Infatti, a parte un breve assedio di Parma accompagnato da scorrerie nelle terre Farnesi, l’esercito di Giulio III ottenne solo sconfitte. Anche perché in tutto ciò bisognava impedire che Venezia si impadronisse di Ravenna e sedare delle rivolte in alcune città della Romagna.

Il papa allora provò a intavolare trattative di pace col re francese, concluse nell’aprile del 1552.
La città restava sotto il controllo di Ottavio Farnese, il pontefice sospendeva le censure ecclesiastiche disposte contro il duca di Parma ma otteneva in compenso alcuni diritti sul clero francese.
All’accordo fra Giulio ed Enrico aderì, il mese dopo, Carlo V.
Il contesto fu però aggravato da una rivolta che prese parte a Siena alla fine del luglio del 1552, il cui esito fu la cacciata del presidio spagnolo.
Giulio III tentò di evitare che la città si affidasse militarmente ai francesi, ma fallì in questo suo tentativo, nonostante la proposta di una guarnigione pontifica all’interno della città.
Quella Senese fu una questione che turbò il pontificato di Giulio fino agli ultimi giorni. Il tentativo di trovare un accordo fra le varie parti in gioco non trovò mai un esito positivo sotto il suo pontificato. Il 22 marzo 1555 Giulio moriva senza una pace.

Quello di Giulio III non è un pontificato particolarmente positivo. Le sue azioni prima di diventare pontefice son sempre state coronate da buoni risultati, quelle successive al 1550 no.
I rapporti, sebbene difficili, fra Spagna e Francia non furono gestiti nel migliore dei modi. Il ducato di Parma (a differenza di prima) era ormai totalmente indipendente dal volere della Curia e le relazioni con la nobiltà romana non erano mai decollate.

Per altro, sotto il suo pontificato il nepotismo raggiunse uno dei suoi momenti più alti per quanto riguarda la storia dello Stato Pontificio con l’elezione a cardinale del diciassettenne Innocenzo del Monte.

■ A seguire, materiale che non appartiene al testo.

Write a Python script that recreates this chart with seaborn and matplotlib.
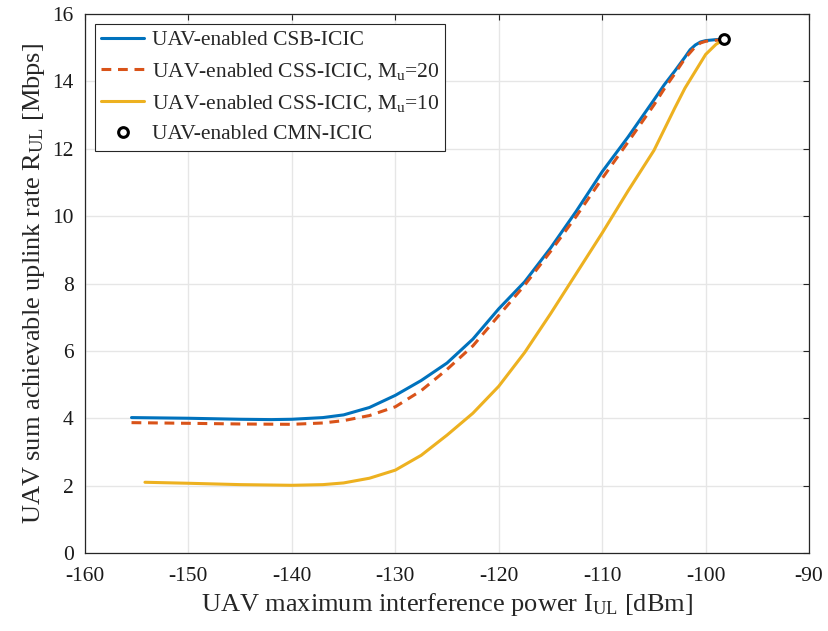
import warnings
warnings.filterwarnings("ignore")

import matplotlib
matplotlib.use("Agg")
import matplotlib.pyplot as plt
import seaborn as sns
import pandas as pd

# Curve samples (x in dBm, y in Mbps)
csb_x = [-155.5, -150, -145, -142, -140, -137, -135, -132.5, -130, -127.5, -125, -122.5,
         -120, -117.5, -115, -112.5, -110, -107.5, -105, -104, -103, -102, -101.5, -101,
         -100.5, -100, -99, -98.2]
csb_y = [4.02, 4.00, 3.97, 3.96, 3.97, 4.02, 4.10, 4.32, 4.68, 5.12, 5.64, 6.35,
         7.25, 8.05, 9.05, 10.15, 11.32, 12.35, 13.45, 13.9, 14.3, 14.72, 14.94, 15.08,
         15.17, 15.21, 15.24, 15.25]

css20_x = [-155.5, -150, -145, -140, -137, -135, -132.5, -130, -127.5, -125, -122.5,
           -120, -117.5, -115, -112.5, -110, -107.5, -105, -104, -103, -102, -101,
           -100.5, -100, -99, -98.2]
css20_y = [3.87, 3.85, 3.83, 3.82, 3.86, 3.93, 4.08, 4.34, 4.82, 5.45, 6.15,
           7.05, 7.95, 8.95, 10.0, 11.12, 12.2, 13.3, 13.78, 14.22, 14.68, 15.03,
           15.14, 15.19, 15.22, 15.23]

css10_x = [-154.2, -150, -145, -140, -137, -135, -132.5, -130, -127.5, -125, -122.5,
           -120, -117.5, -115, -112.5, -110, -107.5, -105, -103, -102, -101, -100,
           -99, -98.2]
css10_y = [2.10, 2.07, 2.03, 2.01, 2.03, 2.08, 2.22, 2.46, 2.90, 3.50, 4.15,
           4.95, 5.95, 7.10, 8.30, 9.50, 10.75, 11.95, 13.2, 13.8, 14.3, 14.8,
           15.1, 15.25]

cmn_x = [-98.2]
cmn_y = [15.25]

labels = ["UAV-enabled CSB-ICIC",
          r"UAV-enabled CSS-ICIC, M$_{\mathrm{u}}$=20",
          r"UAV-enabled CSS-ICIC, M$_{\mathrm{u}}$=10",
          "UAV-enabled CMN-ICIC"]

sns.set_theme(style="whitegrid")
plt.rcParams['font.family'] = ['Liberation Serif', 'DejaVu Serif']
plt.rcParams['mathtext.fontset'] = 'custom'
plt.rcParams['mathtext.rm'] = 'Liberation Serif'
plt.rcParams['mathtext.it'] = 'Liberation Serif:italic'
plt.rcParams['axes.unicode_minus'] = False

fig = plt.figure(figsize=(8.29, 6.31), dpi=100)
ax = fig.add_axes([0.1025, 0.1236, 0.8735, 0.8542])

sns.lineplot(x=csb_x, y=csb_y, ax=ax, color='#0072BD', lw=2.2, label=labels[0], sort=False)
sns.lineplot(x=css20_x, y=css20_y, ax=ax, color='#D95319', lw=2.2, label=labels[1], sort=False)
ax.lines[-1].set_dashes([3.2, 2.2])
sns.lineplot(x=css10_x, y=css10_y, ax=ax, color='#EDB120', lw=2.2, label=labels[2], sort=False)
ax.plot(cmn_x, cmn_y, 'o', ms=7, mfc='white', mec='black', mew=2.2, label=labels[3])

ax.set_xlim(-160, -90)
ax.set_ylim(0, 16)
ax.set_xticks(range(-160, -89, 10))
ax.set_yticks(range(0, 17, 2))
ax.set_facecolor('white')
ax.grid(True, color='#e6e6e6', lw=1.0)
for s in ax.spines.values():
    s.set_color('#262626')
    s.set_linewidth(0.9)
ax.tick_params(direction='in', length=4, width=0.8, colors='#262626', labelsize=15.5,
               top=True, right=True, labelcolor='#1a1a1a')
ax.tick_params(axis='x', pad=10)
ax.tick_params(axis='y', pad=8)

ax.set_xlabel(r"UAV maximum interference power I$_{\mathrm{UL}}$ [dBm]", fontsize=19,
              color='#262626', labelpad=4)
ax.set_ylabel(r"UAV sum achievable uplink rate R$_{\mathrm{UL}}$ [Mbps]", fontsize=19,
              color='#262626', labelpad=4)

leg = ax.legend(loc='upper left', fontsize=15.5, frameon=True, fancybox=False,
                edgecolor='#262626', framealpha=1, borderpad=0.3, labelspacing=0.5,
                handlelength=2.0, handletextpad=0.35, borderaxespad=0.45)
leg.get_frame().set_linewidth(0.8)

fig.savefig("out.png", dpi=100)
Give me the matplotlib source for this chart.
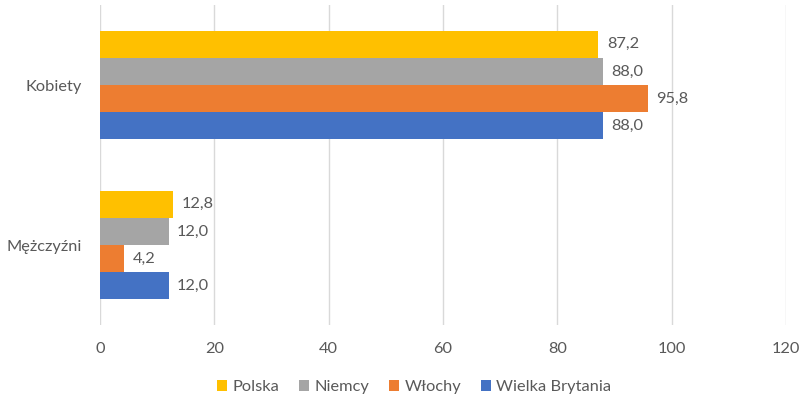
import matplotlib.pyplot as plt
import numpy as np

categories = ["Mężczyźni", "Kobiety"]
series_names = ["Polska", "Niemcy", "Włochy", "Wielka Brytania"]
polska = [12.8, 87.2]
niemcy = [12.0, 88.0]
wlochy = [4.2, 95.8]
wielka_brytania = [12.0, 88.0]
x_ticks = [0, 20, 40, 60, 80, 100, 120]

colors = ["#FFC000", "#A5A5A5", "#ED7D31", "#4472C4"]
text_color = "#595959"

plt.rcParams["font.family"] = ["Lato", "DejaVu Sans"]

fig = plt.figure(figsize=(8.05, 4.0), dpi=100)
ax = fig.add_axes([100 / 805, 75 / 400, 686 / 805, 320 / 400])

y = np.arange(len(categories))
h = 0.17
values = [polska, niemcy, wlochy, wielka_brytania]
# Polska on top within each group, Wielka Brytania at the bottom
offsets = [1.5 * h, 0.5 * h, -0.5 * h, -1.5 * h]

for name, vals, col, off in zip(series_names, values, colors, offsets):
    bars = ax.barh(y + off, vals, height=h, color=col, label=name, zorder=3)
    for b, v in zip(bars, vals):
        ax.text(b.get_width() + 1.5, b.get_y() + b.get_height() / 2,
                f"{v:.1f}".replace(".", ","), va="center", ha="left",
                fontsize=11.8, color=text_color)

ax.set_xlim(0, 120)
ax.set_ylim(-0.5, 1.5)
ax.set_xticks(x_ticks)
ax.set_yticks(y)
ax.set_yticklabels(categories)
ax.tick_params(axis="both", length=0, labelsize=11.8, labelcolor=text_color)
ax.tick_params(axis="x", pad=12)
ax.tick_params(axis="y", pad=13)
ax.grid(axis="x", color="#D9D9D9", linewidth=1, zorder=0)
for s in ax.spines.values():
    s.set_visible(False)

leg = fig.legend(loc="center", bbox_to_anchor=(414 / 805, 1 - 387 / 400), ncol=4,
                 frameon=False, fontsize=11.8, handlelength=0.65, handleheight=0.65,
                 handletextpad=0.3, columnspacing=1.2)
for t in leg.get_texts():
    t.set_color(text_color)

fig.savefig("out.png", dpi=100)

Molti storici hanno constatato come Giovanni fosse molto legato a questo ragazzo da diversi anni e praticamente tutta Europa mostrò il proprio sdegno nei confronti di questa nomina.
Oltretutto, Innocenzo si dimostrò totalmente inadatto alla nomina cardinalizia e rimase coinvolto in una catena di fatti ambigui e negativi che lo portarono ad essere esiliato da molti pontefici.

Dal momento che prima di essere eletto Papa, Giovanni Maria Ciocchi del Monte fu Legato di Bologna, nella Sala Urbana è presente anche il suo stemma araldico.